“It is both listening material and dancing material,” Spiro said.
The Jacob School of Music’s Latin Jazz Ensemble and the IU Jazz Afro-Cuban combo will perform at 8 p.m. Monday in the Buskirk-Chumley Theater for “A Night of Latin Jazz.” General admission for the concert is free.
Spiro and Wayne Wallace are co-directors of the ensemble.
Both of the groups are part of the music school’s jazz department.
The Latin Jazz Ensemble is a 25-piece big band that performs a mixture of genres such as Latin Jazz, pop and funk.
The show will begin with the IU Jazz Afro-Cuban combo, which is led by Wallace.
The Latin Jazz Ensemble performs about twice a semester, Spiro said, but the concerts are usually at the Musical Arts Center. The new venue allows for the audience to dance, he said.
Spiro, associate professor of percussion in the music school, is a Grammy-nominated percussionist and a recording artist.
He co-leads the percussion trio Talking Drums, and Drum Magazine named his album “Bata-Ketu” one of the top 50 drum records of all time.
Wallace, professor of practice in jazz in the music school, is a trombonist, arranger and composer and a five-time Grammy Award nominee. He has performed, recorded and studied with musicians such as Aretha Franklin, Whitney Houston, Tito Puente, Earth, Wind & Fire, Santana and the Count Basie Orchestra.
The concert’s repertoire will feature both standards and originals.
“Both groups play a variety of styles,” Spiro said.
Spiro said as the students in the ensemble learn many new pieces, and one of the challenges is learning to play the genre of Latin music itself.
First-year master’s student Yael Litwin is a percussionist with the Latin Jazz Ensemble.
The band has come a long way, she said, and playing with the other musicians is an enjoyable experience.
Litwin said she likes playing the music because of its joyous tone.

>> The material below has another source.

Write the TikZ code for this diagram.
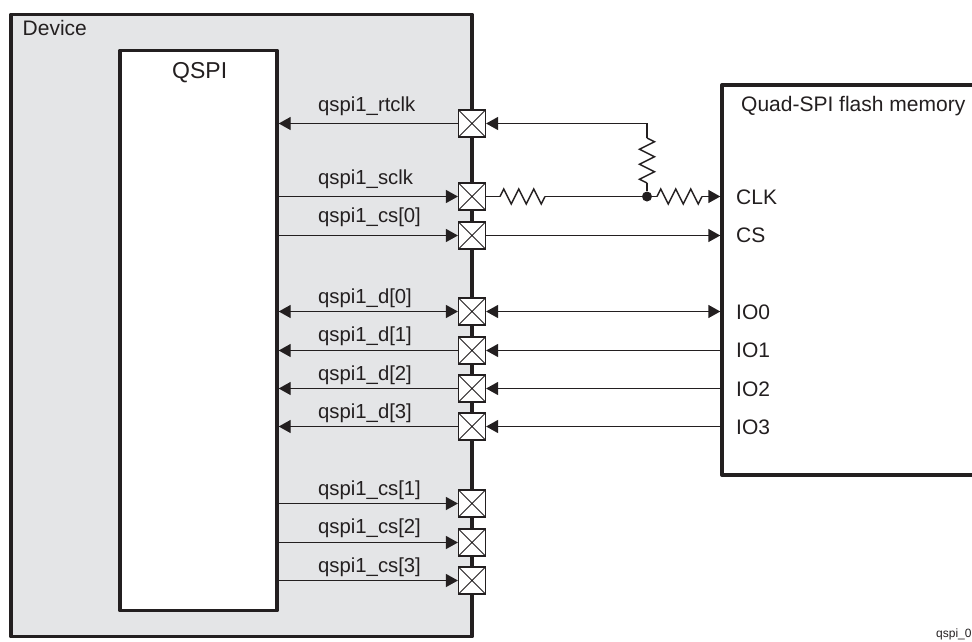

“It is joy that permeates through all of it, through the rhythm and harmony,” she said.
Litwin said the group has high-quality musicians with great camaraderie. She said Spiro and Wallace are educators with a huge depth of knowledge about music and how to communicate with students.
“They have respect for us as artists and as individuals,” Litwin said. “They also complement each other.”
It can be difficult to get the whole band on the same page, Litwin said, but they always come together. She said the musicians must learn how to play in a way that sounds like Latin jazz.
“We have to make it sound like it is from Cuba, not from Indiana,” Litwin said.
Spiro said he takes great pride in the ensemble.
“I’m looking forward to showing off the group,” Spiro said.